Eurasian Economic Union: Recent Trends and Prospects
Valdai Discussion Club Conference Hall (Bolshaya Tatarskaya 42, Moscow, Russia

On June 26, the Valdai Discussion Club hosted an economic seminar, titled “Eurasian Economic Union: Recent Trends and Prospects”. Seminar participants discussed successes of, and obstacles to Eurasian economic integration, involving five post-Soviet states –Armenia, Belarus, Kazakhstan, Kyrgyzstan, and Russia – along with ways to harmonize it with the Chinese-led Belt and Road Initiative.

Dmitry Korshunov, head of projects at the Eurasian Development Bank, presented a report on the Eurasian Economic Union (EAEU) member-states convergence. According to him, three out of the four countries exhibit a steady convergence to Russia, closing the development gap annually by around 0.7‒1.4 pp. The only country that shows a lack of convergence, is surprisingly the poorest of all: Kyrgyzstan.

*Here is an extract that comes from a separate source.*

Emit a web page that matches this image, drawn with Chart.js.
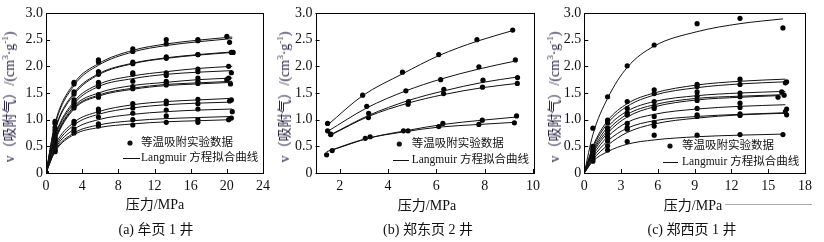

At the same time, compliance with sustainability criteria, including inflation, central government consolidated budget deficit and central government debt, has been unsatisfactory over the past three years and in 2016, all EAEU member states were in breach of one or more criteria. Unsatisfactory compliance with the EAEU criteria points to the need of a clearly defined implementation mechanism or it may even be necessary to review the criteria themselves, Korshunov said.

Vyacheslav Sutyrin, editor-in-chief of Eurasia.expert online edition, focused on the institutional aspects of Eurasian integration. According to him, its current nature reflects the global trend of moving from stiff unions to deal-based environment. This flexibility can be both advantage or disadvantage for the EAEU, he said, and a deeper discussion of common interests is needed.

Sutyrin described the common labour market as one tangible success of the EAEU. Following up on this, Yaroslav Lissovolik, the moderator event, pointed to the importance of remittances for some members of the economic bloc. Until recently, remittances from Russia made up 30% of GDP of such states as Kyrgyzstan. The volume of remittances began to decline in the recent years, to which EAEU states responded by boosting exports, including to Russia, in what Lissovolik called “second-order import substitution”. Interestingly, the countries, which became part of EAEU, were first to experience recovery of remittances recently, which is an important incentive for other countries considering accession.

Another important aspect of Eurasian integration are free trade agreements. As of today, EAEU has an FTA with Vietnam and thirty to forty countries have declared their interest in following suit.

But an overarching goal for the EAEU is harmonization of its efforts with the Chinese-led Belt and Road Initiative to promote connectivity and cooperation between Eurasian states. There are about forty projects discussed at the government level, chiefly in the transportation sphere. As Lissovolik noted, many EAEU countries are landlocked and Belt and Road can link them to global markets. At the same time, with the EAEU, Belt and Road becomes more effective, intermediating flows of goods across Eurasia.

With Greater Eurasia being a distant goal, EAEU member-states should concentrate on more doable tasks, the seminar participants agreed. One of such tasks could be complementing the Eurasian Economic Commission, the bloc’s vertical structures, with horizontal ones, involving businesses and civil society. As Lissovolik pointed out, integration within the Eurasian Economic Union (EAEU) was largely inspired by the European Union’s success story and one of the reasons for that success was that it was an effort coming both top-down and bottom-up. Working more closely with business circles, making them the main vehicle of integration processes would be a way to take Eurasian integration to a new level, he said.